==== DATA SHOWN ====

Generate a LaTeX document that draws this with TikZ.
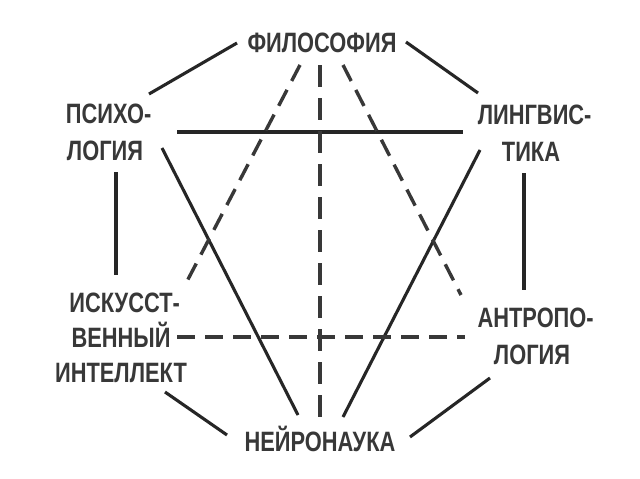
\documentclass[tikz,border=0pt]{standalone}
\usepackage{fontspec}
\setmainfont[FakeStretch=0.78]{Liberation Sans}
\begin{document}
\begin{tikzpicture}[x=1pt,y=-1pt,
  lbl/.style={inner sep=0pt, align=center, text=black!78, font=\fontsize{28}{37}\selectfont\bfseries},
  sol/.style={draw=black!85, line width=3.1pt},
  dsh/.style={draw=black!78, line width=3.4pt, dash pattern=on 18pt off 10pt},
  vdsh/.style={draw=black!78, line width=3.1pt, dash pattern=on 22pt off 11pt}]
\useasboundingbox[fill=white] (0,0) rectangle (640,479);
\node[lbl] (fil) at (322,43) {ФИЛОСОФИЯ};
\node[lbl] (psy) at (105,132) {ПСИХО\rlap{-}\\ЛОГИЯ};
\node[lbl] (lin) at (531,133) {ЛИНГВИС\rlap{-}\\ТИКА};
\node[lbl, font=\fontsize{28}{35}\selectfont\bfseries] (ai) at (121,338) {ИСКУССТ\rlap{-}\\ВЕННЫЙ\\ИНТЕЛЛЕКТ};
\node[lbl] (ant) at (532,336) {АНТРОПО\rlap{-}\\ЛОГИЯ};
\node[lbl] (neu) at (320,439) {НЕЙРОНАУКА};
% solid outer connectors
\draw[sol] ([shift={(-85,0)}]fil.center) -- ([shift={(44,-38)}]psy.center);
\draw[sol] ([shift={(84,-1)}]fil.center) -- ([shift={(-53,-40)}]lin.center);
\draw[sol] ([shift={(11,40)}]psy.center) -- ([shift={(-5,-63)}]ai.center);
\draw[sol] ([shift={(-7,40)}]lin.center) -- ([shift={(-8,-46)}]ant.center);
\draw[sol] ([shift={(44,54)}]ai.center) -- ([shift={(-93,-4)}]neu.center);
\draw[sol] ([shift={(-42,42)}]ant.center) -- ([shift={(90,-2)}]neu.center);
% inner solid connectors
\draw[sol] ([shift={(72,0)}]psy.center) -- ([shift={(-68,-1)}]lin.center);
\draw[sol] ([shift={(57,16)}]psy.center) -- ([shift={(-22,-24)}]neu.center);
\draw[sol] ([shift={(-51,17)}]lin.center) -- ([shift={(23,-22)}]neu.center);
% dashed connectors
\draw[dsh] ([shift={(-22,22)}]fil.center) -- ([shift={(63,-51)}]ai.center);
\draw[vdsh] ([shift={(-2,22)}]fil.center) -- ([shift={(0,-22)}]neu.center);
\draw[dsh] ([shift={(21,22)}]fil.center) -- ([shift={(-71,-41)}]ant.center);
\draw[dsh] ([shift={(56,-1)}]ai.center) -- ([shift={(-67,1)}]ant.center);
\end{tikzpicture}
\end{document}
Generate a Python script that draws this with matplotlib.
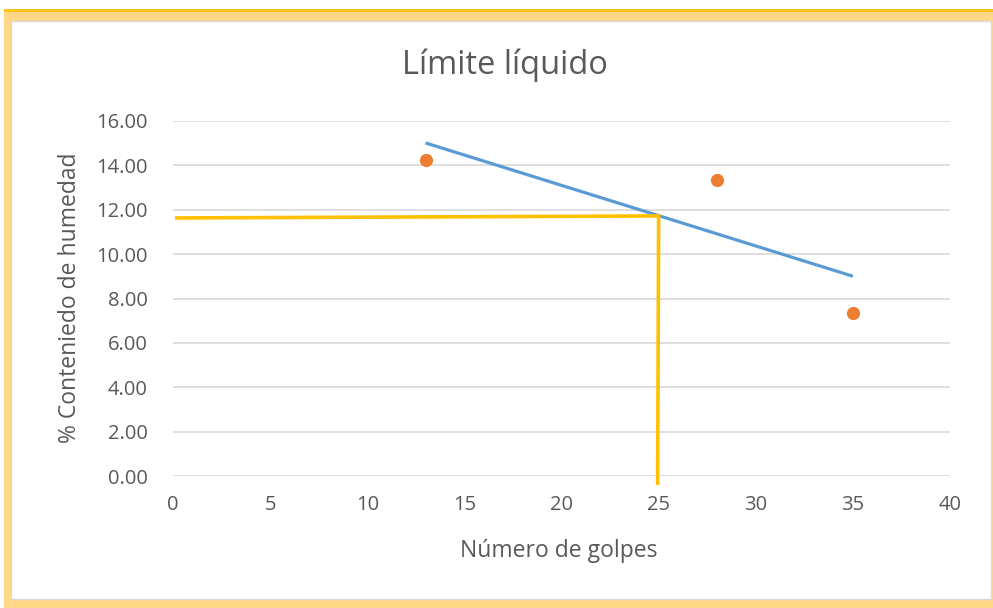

====

YOUR TASK
Every entry must be written out exactly, with all pictures left out.

WRITTEN SOLUTION
Generate a LaTeX document that draws this with TikZ.
\documentclass[tikz,border=0pt]{standalone}
\usepackage{fontspec}
\setmainfont[FakeStretch=0.78]{Liberation Sans}
\begin{document}
\begin{tikzpicture}[x=1pt,y=-1pt,
  lbl/.style={inner sep=0pt, align=center, text=black!78, font=\fontsize{28}{37}\selectfont\bfseries},
  sol/.style={draw=black!85, line width=3.1pt},
  dsh/.style={draw=black!78, line width=3.4pt, dash pattern=on 18pt off 10pt},
  vdsh/.style={draw=black!78, line width=3.1pt, dash pattern=on 22pt off 11pt}]
\useasboundingbox[fill=white] (0,0) rectangle (640,479);
\node[lbl] (fil) at (322,43) {ФИЛОСОФИЯ};
\node[lbl] (psy) at (105,132) {ПСИХО\rlap{-}\\ЛОГИЯ};
\node[lbl] (lin) at (531,133) {ЛИНГВИС\rlap{-}\\ТИКА};
\node[lbl, font=\fontsize{28}{35}\selectfont\bfseries] (ai) at (121,338) {ИСКУССТ\rlap{-}\\ВЕННЫЙ\\ИНТЕЛЛЕКТ};
\node[lbl] (ant) at (532,336) {АНТРОПО\rlap{-}\\ЛОГИЯ};
\node[lbl] (neu) at (320,439) {НЕЙРОНАУКА};
% solid outer connectors
\draw[sol] ([shift={(-85,0)}]fil.center) -- ([shift={(44,-38)}]psy.center);
\draw[sol] ([shift={(84,-1)}]fil.center) -- ([shift={(-53,-40)}]lin.center);
\draw[sol] ([shift={(11,40)}]psy.center) -- ([shift={(-5,-63)}]ai.center);
\draw[sol] ([shift={(-7,40)}]lin.center) -- ([shift={(-8,-46)}]ant.center);
\draw[sol] ([shift={(44,54)}]ai.center) -- ([shift={(-93,-4)}]neu.center);
\draw[sol] ([shift={(-42,42)}]ant.center) -- ([shift={(90,-2)}]neu.center);
% inner solid connectors
\draw[sol] ([shift={(72,0)}]psy.center) -- ([shift={(-68,-1)}]lin.center);
\draw[sol] ([shift={(57,16)}]psy.center) -- ([shift={(-22,-24)}]neu.center);
\draw[sol] ([shift={(-51,17)}]lin.center) -- ([shift={(23,-22)}]neu.center);
% dashed connectors
\draw[dsh] ([shift={(-22,22)}]fil.center) -- ([shift={(63,-51)}]ai.center);
\draw[vdsh] ([shift={(-2,22)}]fil.center) -- ([shift={(0,-22)}]neu.center);
\draw[dsh] ([shift={(21,22)}]fil.center) -- ([shift={(-71,-41)}]ant.center);
\draw[dsh] ([shift={(56,-1)}]ai.center) -- ([shift={(-67,1)}]ant.center);
\end{tikzpicture}
\end{document}
Generate a Python script that draws this with matplotlib.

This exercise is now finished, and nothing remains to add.